--- begin ---
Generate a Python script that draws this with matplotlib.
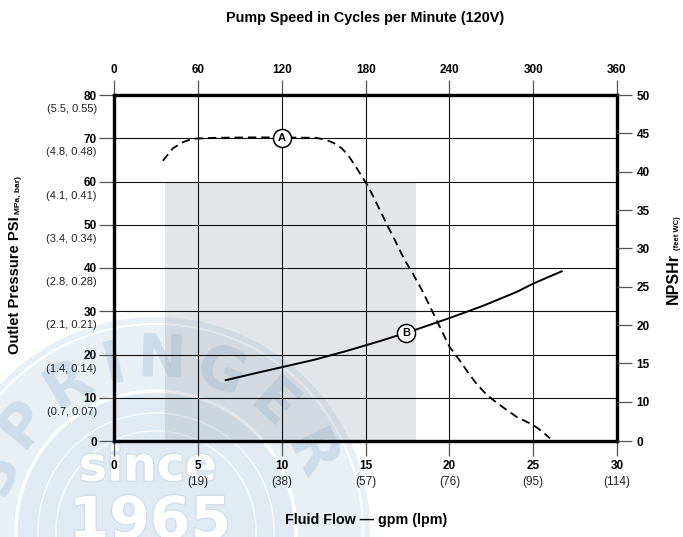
import matplotlib
matplotlib.use('Agg')
import matplotlib.pyplot as plt
import matplotlib.patheffects as pe
from matplotlib.patches import Circle
import numpy as np

plt.rcParams['font.family'] = ['Liberation Sans', 'DejaVu Sans']
plt.rcParams['lines.scale_dashes'] = False

# ---------------- data ----------------
flow_ticks = [0, 5, 10, 15, 20, 25, 30]
flow_lpm_labels = ['', '(19)', '(38)', '(57)', '(76)', '(95)', '(114)']
cpm_ticks = [0, 60, 120, 180, 240, 300, 360]
cpm_per_gpm = 12
psi_ticks = [0, 10, 20, 30, 40, 50, 60, 70, 80]
psi_sub_labels = ['', '(0.7, 0.07)', '(1.4, 0.14)', '(2.1, 0.21)', '(2.8, 0.28)',
                  '(3.4, 0.34)', '(4.1, 0.41)', '(4.8, 0.48)', '(5.5, 0.55)']
npshr_ticks = [10, 15, 20, 25, 30, 35, 40, 45, 50]
npshr_bottom = 4.87          # bottom of right axis, labelled "0"
npshr_bottom_label = '0'

curve_a_flow = [2.9, 3.5, 4.1, 4.7, 6.0, 8.0, 10.0, 12.0, 12.6, 13.1, 13.6, 14.0,
                14.4, 14.8, 15.1, 15.5, 15.9, 16.3, 16.7, 17.1, 17.4, 17.8, 18.4, 19.0,
                19.5, 20.0, 20.6, 21.1, 21.6, 22.1, 22.6, 23.3, 24.0, 25.0, 25.5, 26.0]
curve_a_psi = [64.8, 67.7, 69.1, 69.9, 70.1, 70.2, 70.2, 70.1, 69.7, 68.9, 67.6, 65.8,
               63.5, 61.0, 59.2, 56.2, 53.0, 49.8, 46.8, 43.6, 41.4, 38.8, 34.6, 29.8,
               25.8, 21.8, 18.7, 15.9, 13.3, 11.2, 9.5, 7.5, 5.6, 3.7, 2.3, 0.6]

curve_b_flow = [6.65, 8.0, 10.0, 12.0, 14.0, 16.0, 18.0, 20.0, 22.0, 24.0, 25.0, 26.7]
curve_b_ft = [12.8, 13.5, 14.5, 15.5, 16.7, 18.0, 19.4, 20.9, 22.5, 24.3, 25.4, 27.0]

shade_flow = [3, 18]
shade_psi_top = 60

label_a = ('A', 10, 70)
label_b = ('B', 17.4, 19.0)

# ---------------- figure ----------------
W, H = 683, 537
fig = plt.figure(figsize=(W / 100, H / 100), dpi=100)
L, R, T, B = 114.3, 617.0, 95.0, 441.0

# watermark background
bg = fig.add_axes([0, 0, 1, 1], zorder=-5)
bg.set_xlim(0, W)
bg.set_ylim(H, 0)
bg.axis('off')
cx, cy = 156, 531
bg.add_patch(Circle((cx, cy), 214, fc='#e8eff5', ec='none'))
bg.add_patch(Circle((cx, cy), 207, fc='none', ec='white', lw=1.5))
bg.add_patch(Circle((cx, cy), 140, fc='#e1eaf2', ec='white', lw=2.5))
for r in (100, 118):
    bg.add_patch(Circle((cx, cy), r, fc='none', ec='white', lw=1.0, alpha=0.8))
for ch, a in zip('SPRINGER', [160, 141, 121, 104, 88, 68, 47, 26]):
    th = np.deg2rad(a)
    bg.text(cx + 171 * np.cos(th), cy - 171 * np.sin(th), ch, rotation=a - 90,
            rotation_mode='anchor', ha='center', va='center', fontsize=42,
            weight='bold', family='DejaVu Sans', color='#cddcea')
bg.text(148, 468, 'since', ha='center', va='center', fontsize=34, weight='bold',
        family='DejaVu Sans', color='white',
        path_effects=[pe.withStroke(linewidth=2, foreground='#d0dfeb')])
bg.text(150, 522, '1965', ha='center', va='center', fontsize=42, weight='bold',
        family='DejaVu Sans', color='white',
        path_effects=[pe.withStroke(linewidth=2, foreground='#d0dfeb')])

ax = fig.add_axes([L / W, 1 - B / H, (R - L) / W, (B - T) / H])
ax.patch.set_visible(False)
ax.set_xlim(0, 30)
ax.set_ylim(0, 80)

ax.fill_between(shade_flow, 0, shade_psi_top, color=(0.58, 0.6, 0.65), alpha=0.25,
                lw=0, zorder=0.3)

ax.set_xticks(flow_ticks)
ax.set_yticks(psi_ticks)
ax.set_xticklabels([str(v) for v in flow_ticks], fontweight='bold')
ax.set_yticklabels([str(v) for v in psi_ticks], fontweight='bold')
ax.grid(True, color='#111111', lw=0.8)
ax.set_axisbelow(True)
ax.tick_params(axis='both', direction='out', length=11, width=0.9, color='#555555',
               labelsize=8.5)
ax.tick_params(axis='y', pad=1.5)
ax.tick_params(axis='x', pad=2.5)
for sp in ax.spines.values():
    sp.set_linewidth(2.4)
    sp.set_color('black')
    sp.set_zorder(3)

for psi, lab in zip(psi_ticks, psi_sub_labels):
    if lab:
        ax.annotate(lab, xy=(0, psi), xycoords=ax.get_yaxis_transform(),
                    xytext=(-12.6, -10.2), textcoords='offset points',
                    ha='right', va='center', fontsize=8, color='#222222')
for f, lab in zip(flow_ticks, flow_lpm_labels):
    if lab:
        ax.annotate(lab, xy=(f, 0), xycoords=ax.get_xaxis_transform(),
                    xytext=(0, -29.5), textcoords='offset points',
                    ha='center', va='center', fontsize=8.5, color='#222222')

# curve A (pressure, dashed)
ax.plot(curve_a_flow, curve_a_psi, color='black', lw=1.3, dashes=(6, 3.6), zorder=2)
ax.plot(label_a[1], label_a[2], 'o', ms=13, mfc='white', mec='black', mew=1.1, zorder=4)
ax.text(label_a[1], label_a[2], label_a[0], ha='center', va='center', fontsize=8,
        weight='bold', zorder=5)

# top axis: pump speed
secax = ax.secondary_xaxis('top', functions=(lambda x: x * cpm_per_gpm,
                                             lambda c: c / cpm_per_gpm))
secax.set_xticks(cpm_ticks)
secax.set_xticklabels([str(v) for v in cpm_ticks], fontweight='bold')
secax.tick_params(direction='out', length=11, width=0.9, color='#555555',
                  labelsize=8.5, pad=2.5)
secax.spines['top'].set_visible(False)

# right axis: NPSHr
ax2 = ax.twinx()
ax2.set_ylim(npshr_bottom, 50)
ax2.set_yticks([npshr_bottom] + npshr_ticks)
ax2.set_yticklabels([npshr_bottom_label] + [str(v) for v in npshr_ticks],
                    fontweight='bold')
ax2.tick_params(axis='y', direction='out', length=11, width=0.9, color='#555555',
                labelsize=8.5, pad=3)
for sp in ax2.spines.values():
    sp.set_visible(False)
ax2.plot(curve_b_flow, curve_b_ft, color='black', lw=1.4, zorder=2)
ax2.plot(label_b[1], label_b[2], 'o', ms=13, mfc='white', mec='black', mew=1.1, zorder=4)
ax2.text(label_b[1], label_b[2], label_b[0], ha='center', va='center', fontsize=8,
         weight='bold', zorder=5)

# titles
fig.text(365 / W, 1 - 18 / H, 'Pump Speed in Cycles per Minute (120V)', ha='center',
         va='center', fontsize=10.4, weight='bold')
fig.text(366 / W, 1 - 520 / H, 'Fluid Flow \u2014 gpm (lpm)', ha='center',
         va='center', fontsize=10.3, weight='bold')

fig.canvas.draw()
renderer = fig.canvas.get_renderer()


def stacked_vertical(x_right, center_y, parts, gap=3):
    texts = []
    for s, size, weight in parts:
        t = fig.text(0, 0, s, rotation=90, fontsize=size, weight=weight,
                     ha='right', va='bottom', transform=None)
        texts.append(t)
    hs = [t.get_window_extent(renderer).height for t in texts]
    total = sum(hs) + gap * (len(hs) - 1)
    y = (H - center_y) - total / 2
    for t, h in zip(texts, hs):
        t.set_position((x_right, y))
        y += h + gap


stacked_vertical(22, 265, [('Outlet Pressure PSI', 10.6, 'bold'), ('MPa, bar)', 6, 'bold')])
stacked_vertical(681, 260, [('NPSHr', 11.5, 'bold'), ('(feet WC)', 5.5, 'bold')])

fig.savefig('out.png', dpi=100)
--- end ---
PROBLEM: Exactly restate the lines from the beginning of the data through the line with "plt.rcParams['lines.scale_dashes'] = False", and no others, keeping pictures out.

RESPONSE:
Generate a Python script that draws this with matplotlib.
import matplotlib
matplotlib.use('Agg')
import matplotlib.pyplot as plt
import matplotlib.patheffects as pe
from matplotlib.patches import Circle
import numpy as np

plt.rcParams['font.family'] = ['Liberation Sans', 'DejaVu Sans']
plt.rcParams['lines.scale_dashes'] = False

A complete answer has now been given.